> [WRITTEN TASK] Render the material again word for word, skipping the pictures in it.

> [COLLECTED DATA]

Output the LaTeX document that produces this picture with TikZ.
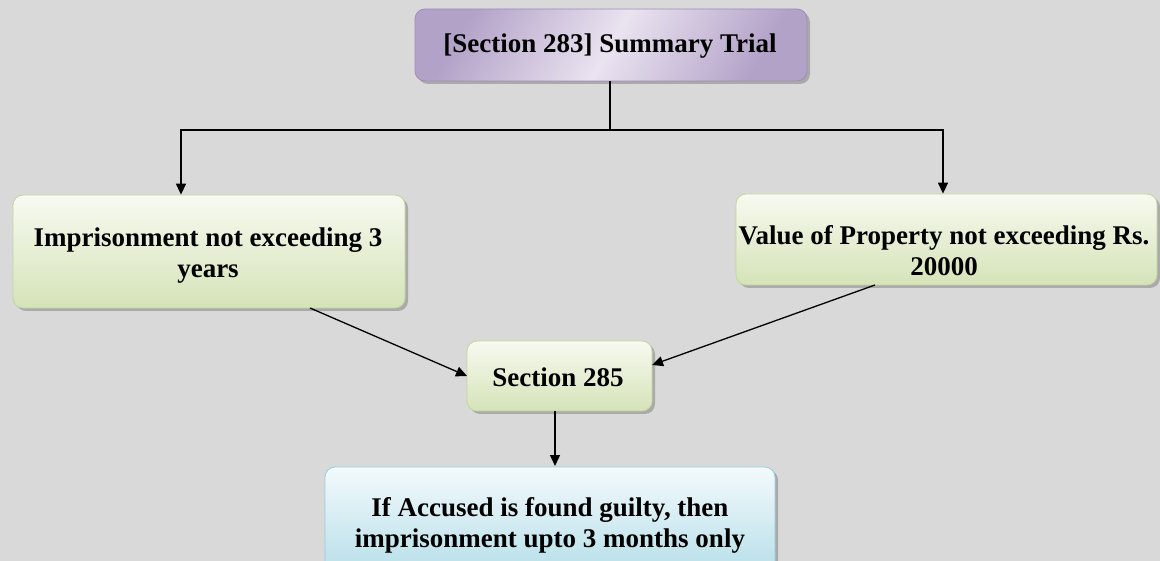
\documentclass[tikz,border=0pt]{standalone}
\usepackage{fontspec}
\setmainfont{Liberation Serif}
\usetikzlibrary{arrows.meta,shadows,calc}
\definecolor{bg}{HTML}{D9D9D9}
\definecolor{gtop}{HTML}{F7FAF0}
\definecolor{gbot}{HTML}{D5E3B8}
\definecolor{gline}{HTML}{C3D69B}
\definecolor{btop}{HTML}{F3FAFC}
\definecolor{bbot}{HTML}{B4DDE8}
\definecolor{bline}{HTML}{93CDDD}
\definecolor{ptop}{HTML}{EAE3F0}
\definecolor{pbot}{HTML}{B3A2C8}
\definecolor{pline}{HTML}{A08CB8}
\tikzset{
  box/.style={rounded corners=10pt, line width=0.8pt, inner sep=0pt,
    drop shadow={shadow xshift=3pt, shadow yshift=-3pt, fill=black!45, opacity=0.6}},
  greenbox/.style={box, draw=gline, top color=gtop, bottom color=gbot},
  bluebox/.style={box, draw=bline, top color=btop, bottom color=bbot},
  purplebox/.style={box, draw=pline, shading=axis, left color=pbot, right color=pbot, middle color=ptop, shading angle=60},
  lbl/.style={font=\bfseries\fontsize{27}{31}\selectfont, align=center, text=black},
  conn/.style={line width=1.3pt, black},
  arr/.style={conn, -{Triangle[length=11pt,width=10pt]}}
}
\begin{document}
\begin{tikzpicture}[x=1pt,y=-1pt]
\fill[bg] (0,0) rectangle (1160,561);
\clip (0,0) rectangle (1160,561);
\useasboundingbox (0,0) rectangle (1160,561);
% boxes
\node[purplebox, minimum width=392pt, minimum height=72pt] (top) at (611,45) {};
\node[lbl] (toptxt) at (610,46) {[Section 283] Summary Trial};
\node[greenbox, minimum width=392pt, minimum height=113pt] (left) at (209,251.5) {};
\node[lbl] (lefttxt) at (208,255.5) {Imprisonment not exceeding 3\\years};
\node[greenbox, minimum width=421pt, minimum height=91pt] (right) at (946.5,239.5) {};
\node[lbl] (righttxt) at (944,250.5) {Value of Property not exceeding Rs.\\20000};
\node[greenbox, minimum width=185pt, minimum height=70pt] (s285) at (559.5,376) {};
\node[lbl] (s285txt) at (558,377) {Section 285};
\node[bluebox, minimum width=450pt, minimum height=112pt] (bot) at (550,523) {};
\node[lbl] (bottxt) at (550,525) {If Accused is found guilty, then\\imprisonment upto 3 months only};
% connectors
\coordinate (jt) at (610,130);
\coordinate (jl) at (181,130);
\coordinate (jr) at (943,130);
\draw[conn] (top.south -| jt) -- (jt);
\draw[arr] (jt) -- (jl) -- (jl |- left.north);
\draw[arr] (jt) -- (jr) -- (jr |- right.north);
\coordinate (la) at (310,308);
\coordinate (lb) at (467,376);
\coordinate (ra) at (875,285);
\coordinate (rb) at (652,365);
\draw[arr] (la) -- (lb);
\draw[arr] (ra) -- (rb);
\draw[arr] (s285.south -| 555,0) -- (555,466);
\end{tikzpicture}
\end{document}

> [THE REPLY]
Output the LaTeX document that produces this picture with TikZ.
\documentclass[tikz,border=0pt]{standalone}
\usepackage{fontspec}
\setmainfont{Liberation Serif}
\usetikzlibrary{arrows.meta,shadows,calc}
\definecolor{bg}{HTML}{D9D9D9}
\definecolor{gtop}{HTML}{F7FAF0}
\definecolor{gbot}{HTML}{D5E3B8}
\definecolor{gline}{HTML}{C3D69B}
\definecolor{btop}{HTML}{F3FAFC}
\definecolor{bbot}{HTML}{B4DDE8}
\definecolor{bline}{HTML}{93CDDD}
\definecolor{ptop}{HTML}{EAE3F0}
\definecolor{pbot}{HTML}{B3A2C8}
\definecolor{pline}{HTML}{A08CB8}
\tikzset{
  box/.style={rounded corners=10pt, line width=0.8pt, inner sep=0pt,
    drop shadow={shadow xshift=3pt, shadow yshift=-3pt, fill=black!45, opacity=0.6}},
  greenbox/.style={box, draw=gline, top color=gtop, bottom color=gbot},
  bluebox/.style={box, draw=bline, top color=btop, bottom color=bbot},
  purplebox/.style={box, draw=pline, shading=axis, left color=pbot, right color=pbot, middle color=ptop, shading angle=60},
  lbl/.style={font=\bfseries\fontsize{27}{31}\selectfont, align=center, text=black},
  conn/.style={line width=1.3pt, black},
  arr/.style={conn, -{Triangle[length=11pt,width=10pt]}}
}
\begin{document}
\begin{tikzpicture}[x=1pt,y=-1pt]
\fill[bg] (0,0) rectangle (1160,561);
\clip (0,0) rectangle (1160,561);
\useasboundingbox (0,0) rectangle (1160,561);
% boxes
\node[purplebox, minimum width=392pt, minimum height=72pt] (top) at (611,45) {};
\node[lbl] (toptxt) at (610,46) {[Section 283] Summary Trial};
\node[greenbox, minimum width=392pt, minimum height=113pt] (left) at (209,251.5) {};
\node[lbl] (lefttxt) at (208,255.5) {Imprisonment not exceeding 3\\years};
\node[greenbox, minimum width=421pt, minimum height=91pt] (right) at (946.5,239.5) {};
\node[lbl] (righttxt) at (944,250.5) {Value of Property not exceeding Rs.\\20000};
\node[greenbox, minimum width=185pt, minimum height=70pt] (s285) at (559.5,376) {};
\node[lbl] (s285txt) at (558,377) {Section 285};
\node[bluebox, minimum width=450pt, minimum height=112pt] (bot) at (550,523) {};
\node[lbl] (bottxt) at (550,525) {If Accused is found guilty, then\\imprisonment upto 3 months only};
% connectors
\coordinate (jt) at (610,130);
\coordinate (jl) at (181,130);
\coordinate (jr) at (943,130);
\draw[conn] (top.south -| jt) -- (jt);
\draw[arr] (jt) -- (jl) -- (jl |- left.north);
\draw[arr] (jt) -- (jr) -- (jr |- right.north);
\coordinate (la) at (310,308);
\coordinate (lb) at (467,376);
\coordinate (ra) at (875,285);
\coordinate (rb) at (652,365);
\draw[arr] (la) -- (lb);
\draw[arr] (ra) -- (rb);
\draw[arr] (s285.south -| 555,0) -- (555,466);
\end{tikzpicture}
\end{document}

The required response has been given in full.